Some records
▼

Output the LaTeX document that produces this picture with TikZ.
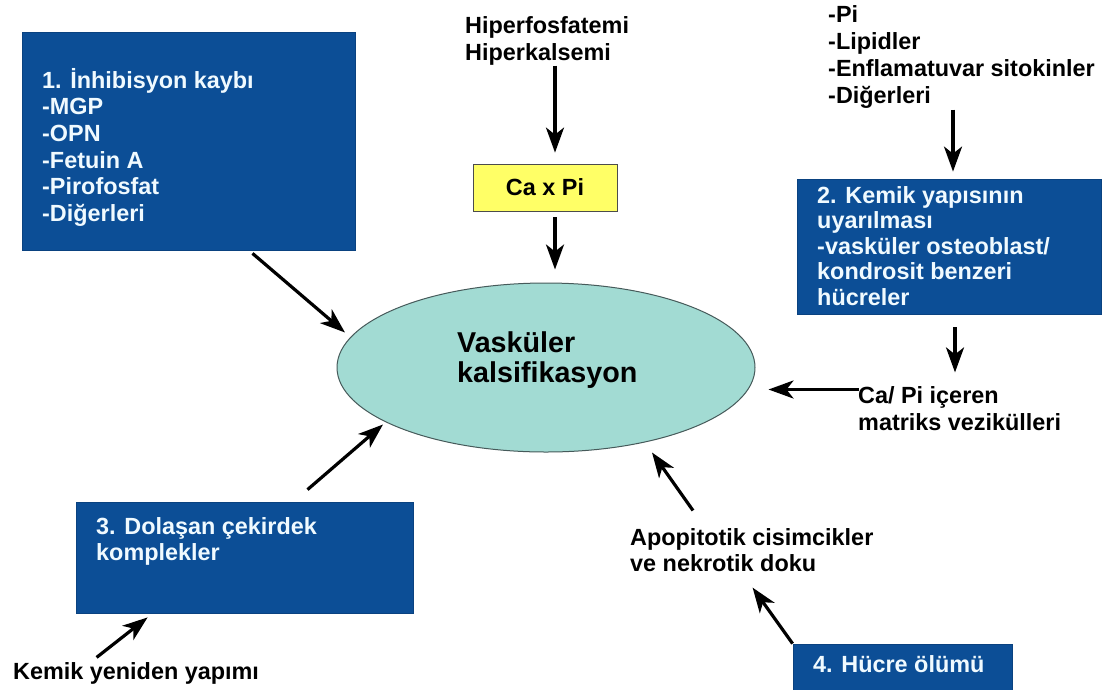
\documentclass[tikz,border=0pt]{standalone}
\usepackage{fontspec}
\setmainfont{Liberation Sans}
\usetikzlibrary{arrows.meta,calc,shapes.geometric}
\definecolor{boxblue}{RGB}{12,78,150}
\definecolor{ellfill}{RGB}{162,219,211}
\definecolor{ellline}{RGB}{70,90,90}
\definecolor{capiyellow}{RGB}{255,255,102}
\definecolor{boxtext}{RGB}{240,250,255}
\tikzset{
 bluebox/.style={rectangle, fill=boxblue, draw=boxblue!85!black, line width=0.8pt, inner sep=0pt},
 wtext/.style={text=boxtext, align=left, inner sep=0pt, anchor=base west},
 btext/.style={text=black, align=left, inner sep=0pt, anchor=base west},
 fs/.style={font=\fontsize{23.4pt}{#1}\selectfont\bfseries},
 arr/.style={line width=3.2pt, -{Stealth[length=25pt,width=18pt,inset=7pt]}},
}
\begin{document}
\begin{tikzpicture}[x=1pt,y=-1pt]
\useasboundingbox (0,0) rectangle (1107,689);
\fill[white] (0,0) rectangle (1107,689);
% boxes
\node[bluebox, minimum width=333pt, minimum height=218pt] (b1) at (188.5,141) {};
\node[bluebox, minimum width=304pt, minimum height=135pt] (b2) at (949,246.5) {};
\node[bluebox, minimum width=337pt, minimum height=111pt] (b3) at (244.5,557.5) {};
\node[bluebox, minimum width=219pt, minimum height=47pt] (b4) at (902.5,667.5) {};
\node[rectangle, fill=capiyellow, draw=black!70, line width=0.8pt, minimum width=144pt, minimum height=47pt, inner sep=0pt,
      fs=26pt] (cxp) at (545,187.5) {Ca x Pi};
\node[ellipse, fill=ellfill, draw=ellline, line width=1pt, minimum width=418pt, minimum height=169pt, inner sep=0pt] (ell) at (546,367.5) {};
% texts (anchor = baseline of last line)
\node[wtext, fs=26.7pt] (t1) at (42,221.5) {1. İnhibisyon kaybı\\-MGP\\-OPN\\-Fetuin A\\-Pirofosfat\\-Diğerleri};
\node[wtext, fs=25.5pt] (t2) at (817,305) {2. Kemik yapısının\\uyarılması\\-vasküler osteoblast/\\kondrosit benzeri\\hücreler};
\node[wtext, fs=26pt] (t3) at (96,560) {3. Dolaşan çekirdek\\komplekler};
\node[wtext, fs=26pt] (t4) at (813,672) {4. Hücre ölümü};
\node[btext, fs=27pt] (hyp) at (465,60) {Hiperfosfatemi\\Hiperkalsemi};
\node[btext, fs=26.7pt] (pil) at (828,103) {-Pi\\-Lipidler\\-Enflamatuvar sitokinler\\-Diğerleri};
\node[btext, font=\fontsize{28.7pt}{30pt}\selectfont\bfseries] (et) at (457,382) {Vasküler\\kalsifikasyon};
\node[btext, fs=27pt] (capi) at (858,430) {Ca/ Pi içeren\\matriks vezikülleri};
\node[btext, fs=26pt] (apo) at (630,571) {Apopitotik cisimcikler\\ve nekrotik doku};
\node[btext, fs=26pt] (kem) at (13,679) {Kemik yeniden yapımı};
% arrows
\draw[arr] ($(cxp.center)+(10,-122)$) -- ($(cxp.north)+(10,-11)$);
\draw[arr] ($(cxp.south)+(10,6)$) -- ($(ell.north)+(9,-13)$);
\draw[arr] ($(b2.north)+(4,-69)$) -- ($(b2.north)+(4,-7)$);
\draw[arr] ($(b2.south)+(6,13)$) -- ($(b2.south)+(6,58)$);
\draw[arr] ($(ell.east)+(103,22)$) -- ($(ell.east)+(13,22)$);
\draw[arr] ($(b1.south)+(64,3)$) -- ($(ell.center)+(-201,-35)$);
\draw[arr] ($(b3.north)+(63,-12)$) -- ($(ell.center)+(-163,57)$);
\draw[arr] ($(b3.south west)+(21,44)$) -- ($(b3.south west)+(72,4)$);
\draw[arr] ($(ell.center)+(147,143)$) -- ($(ell.center)+(106,85)$);
\draw[arr] ($(b4.north west)+(0,0)$) -- ($(b4.north west)+(-40,-56)$);
\end{tikzpicture}
\end{document}
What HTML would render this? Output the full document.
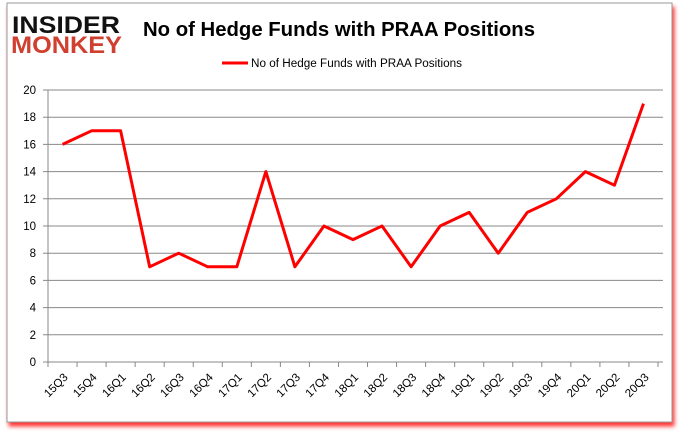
<!DOCTYPE html>
<html><head><meta charset="utf-8"><style>
body{margin:0;background:#fff;width:680px;height:433px;overflow:hidden;font-family:"Liberation Sans",sans-serif}
</style></head><body>
<svg width="680" height="433" xmlns="http://www.w3.org/2000/svg">
<defs><filter id="sh" x="-5%" y="-5%" width="110%" height="110%"><feDropShadow dx="2" dy="4" stdDeviation="2" flood-color="#f00" flood-opacity="0.8"/></filter></defs>
<rect x="7" y="3" width="665" height="419" fill="#fff" stroke="#999" filter="url(#sh)"/>
<g>
<text x="12" y="33" font-size="24" font-weight="bold" font-family="Liberation Sans" fill="#111" textLength="108" lengthAdjust="spacingAndGlyphs">INSIDER</text>
<text x="11" y="53" font-size="24" font-weight="bold" font-family="Liberation Sans" fill="#d04030" textLength="111" lengthAdjust="spacingAndGlyphs">MONKEY</text>
</g>
<text x="339" y="36" text-anchor="middle" font-size="20" font-weight="bold" fill="#000" textLength="392" lengthAdjust="spacingAndGlyphs">No of Hedge Funds with PRAA Positions</text>
<g>
<line x1="222" y1="63" x2="248" y2="63" stroke="#f00" stroke-width="3"/>
<text x="251" y="67" font-size="11.5" fill="#000" textLength="211" lengthAdjust="spacingAndGlyphs">No of Hedge Funds with PRAA Positions</text>
</g>
<g id="grid"></g><g id="axes"></g><g id="series"></g>
</svg>
<script>
const categories=["15Q3","15Q4","16Q1","16Q2","16Q3","16Q4","17Q1","17Q2","17Q3","17Q4","18Q1","18Q2","18Q3","18Q4","19Q1","19Q2","19Q3","19Q4","20Q1","20Q2","20Q3"];
const values=[16,17,17,7,8,7,7,14,7,10,9,10,7,10,11,8,11,12,14,13,19];
const yTicks=[0,2,4,6,8,10,12,14,16,18,20];
const NS="http://www.w3.org/2000/svg";
const L=48,R=658,T=90,B=362,YMAX=20;
const step=(R-L)/categories.length;
const x=i=>L+step*(i+0.5);
const y=v=>B-(v/YMAX)*(B-T);
function mk(tag,attrs,parent){const e=document.createElementNS(NS,tag);for(const k in attrs)e.setAttribute(k,attrs[k]);document.getElementById(parent).appendChild(e);return e;}
yTicks.forEach(t=>{
 const g=mk('line',{x1:L-5,x2:663,y1:y(t),y2:y(t),stroke:'#888','stroke-width':1},'grid');
 
 
 const tx=mk('text',{x:L-12,y:y(t)+4,'text-anchor':'end','font-size':11.5,fill:'#000'},'axes');
 tx.textContent=t;
 
 
});
const ax=mk('line',{x1:L,x2:L,y1:T,y2:B,stroke:'#888'},'axes');


for(let i=0;i<=categories.length;i++){
 const tk=mk('line',{x1:L+step*i,x2:L+step*i,y1:B,y2:B+5,stroke:'#888'},'axes');
 
 
}
categories.forEach((c,i)=>{
 const tx=mk('text',{x:x(i)+6,y:B+16,'text-anchor':'end','font-size':11.5,fill:'#000',transform:`rotate(-45 ${x(i)+6} ${B+16})`},'axes');
 tx.textContent=c;
 
 
});
const p=mk('polyline',{points:values.map((v,i)=>x(i)+','+y(v)).join(' '),fill:'none',stroke:'#f00','stroke-width':3,'stroke-linejoin':'round'},'series');


</script>
</body></html>
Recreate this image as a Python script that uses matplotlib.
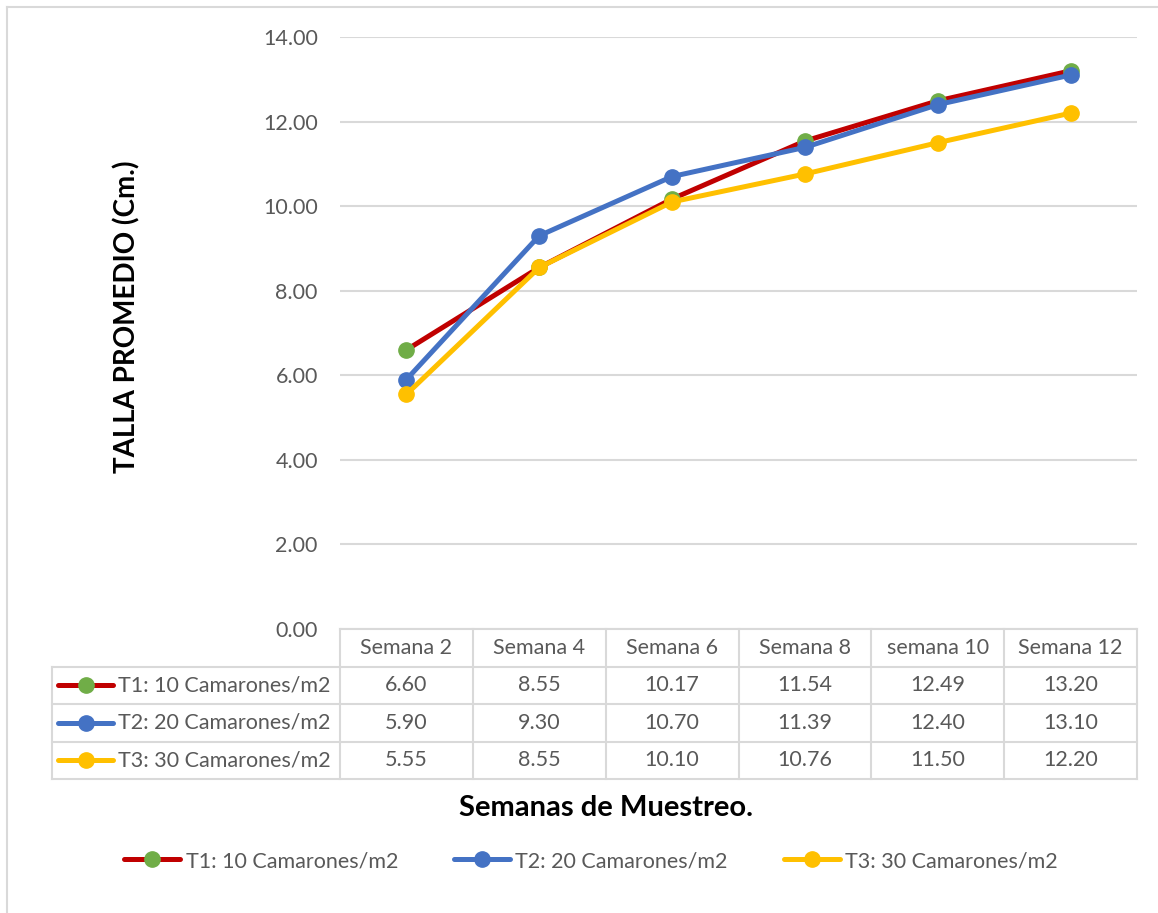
import matplotlib
matplotlib.use("Agg")
import matplotlib.pyplot as plt
from matplotlib.lines import Line2D

plt.rcParams['font.family'] = ['Lato', 'DejaVu Sans']

# Datos
semanas = ["Semana 2", "Semana 4", "Semana 6", "Semana 8", "semana 10", "Semana 12"]
t1 = [6.60, 8.55, 10.17, 11.54, 12.49, 13.20]
t2 = [5.90, 9.30, 10.70, 11.39, 12.40, 13.10]
t3 = [5.55, 8.55, 10.10, 10.76, 11.50, 12.20]
nombres = ["T1: 10 Camarones/m2", "T2: 20 Camarones/m2", "T3: 30 Camarones/m2"]
y_ticks = [0, 2, 4, 6, 8, 10, 12, 14]

gris = "#595959"
borde = "#D9D9D9"
estilos = [
    dict(color="#C00000", markerfacecolor="#70AD47", markeredgecolor="#70AD47"),
    dict(color="#4472C4", markerfacecolor="#4472C4", markeredgecolor="#4472C4"),
    dict(color="#FFC000", markerfacecolor="#FFC000", markeredgecolor="#FFC000"),
]
lw = 3.6
ms = 11
fs = 15.5

W, H = 1158, 913
fig = plt.figure(figsize=(W / 100, H / 100), dpi=100)

# Borde exterior (solo izquierda y arriba visibles)
fig.add_artist(Line2D([7 / W, 7 / W], [0, 1 - 7 / H], color=borde, lw=1.5))
fig.add_artist(Line2D([7 / W, 1], [1 - 7 / H, 1 - 7 / H], color=borde, lw=1.5))

x0, x1 = 340 / W, 1137 / W
ax = fig.add_axes([x0, 1 - 629 / H, x1 - x0, (629 - 37) / H])
xs = list(range(len(semanas)))
for serie, nombre, est in zip([t1, t2, t3], nombres, estilos):
    ax.plot(xs, serie, lw=lw, marker="o", markersize=ms, label=nombre,
            solid_capstyle="round", **est)

ax.set_xlim(-0.5, len(semanas) - 0.5)
ax.set_ylim(0, 14)
ax.set_yticks(y_ticks)
ax.set_yticklabels([f"{v:.2f}" for v in y_ticks], color=gris, fontsize=fs)
ax.tick_params(axis="y", length=0, pad=16)
ax.set_xticks([])
ax.grid(axis="y", color=borde, lw=1.5)
ax.set_axisbelow(True)
for s in ax.spines.values():
    s.set_visible(False)

fig.text(127 / W, 1 - 317 / H, "TALLA PROMEDIO (Cm.)", rotation=90,
         ha="center", va="center", fontsize=20, fontweight="bold", color="black")

# Tabla de datos
tab = fig.add_axes([x0, 1 - 779 / H, x1 - x0, (779 - 629) / H])
tab.set_xlim(-0.5, len(semanas) - 0.5)
tab.set_ylim(4, 0)
tab.axis("off")
col_w = (1137 - 340) / len(semanas)
x_izq = -0.5 - (340 - 52) / col_w
for i in range(len(semanas) + 1):
    tab.plot([i - 0.5, i - 0.5], [0, 4], color=borde, lw=1.5, clip_on=False)
tab.plot([x_izq, x_izq], [1, 4], color=borde, lw=1.5, clip_on=False)
tab.plot([-0.5, len(semanas) - 0.5], [0, 0], color=borde, lw=1.5, clip_on=False)
for r in range(1, 5):
    tab.plot([x_izq, len(semanas) - 0.5], [r, r], color=borde, lw=1.5, clip_on=False)

for i, s in enumerate(semanas):
    tab.text(i, 0.5, s, ha="center", va="center", fontsize=fs, color=gris)
for r, (serie, nombre, est) in enumerate(zip([t1, t2, t3], nombres, estilos), start=1):
    for i, v in enumerate(serie):
        tab.text(i, r + 0.5, f"{v:.2f}", ha="center", va="center", fontsize=fs, color=gris)
    lx0 = x_izq + 6 / col_w
    lx1 = x_izq + 61 / col_w
    tab.plot([lx0, lx1], [r + 0.5, r + 0.5], lw=lw, color=est["color"],
             solid_capstyle="round", clip_on=False)
    tab.plot([(lx0 + lx1) / 2], [r + 0.5], marker="o", markersize=ms,
             markerfacecolor=est["markerfacecolor"],
             markeredgecolor=est["markeredgecolor"], clip_on=False)
    tab.text(x_izq + 66 / col_w, r + 0.5, nombre, ha="left", va="center",
             fontsize=fs, color=gris)

fig.text(606 / W, 1 - 808 / H, "Semanas de Muestreo.", ha="center", va="center",
         fontsize=21, fontweight="bold", color="black")

handles, labels = ax.get_legend_handles_labels()
leg = fig.legend(handles, labels, loc="center", bbox_to_anchor=(591 / W, 1 - 861 / H),
                 ncol=3, frameon=False, fontsize=fs, handlelength=2.6,
                 handletextpad=0.25, columnspacing=2.6, labelcolor=gris)

fig.savefig("out.png", dpi=100)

▲

What to do =>
Filter the entries down to the lines containing "Output". Copy each of those lines.

In response =>
Output the LaTeX document that produces this picture with TikZ.
What HTML would render this? Output the full document.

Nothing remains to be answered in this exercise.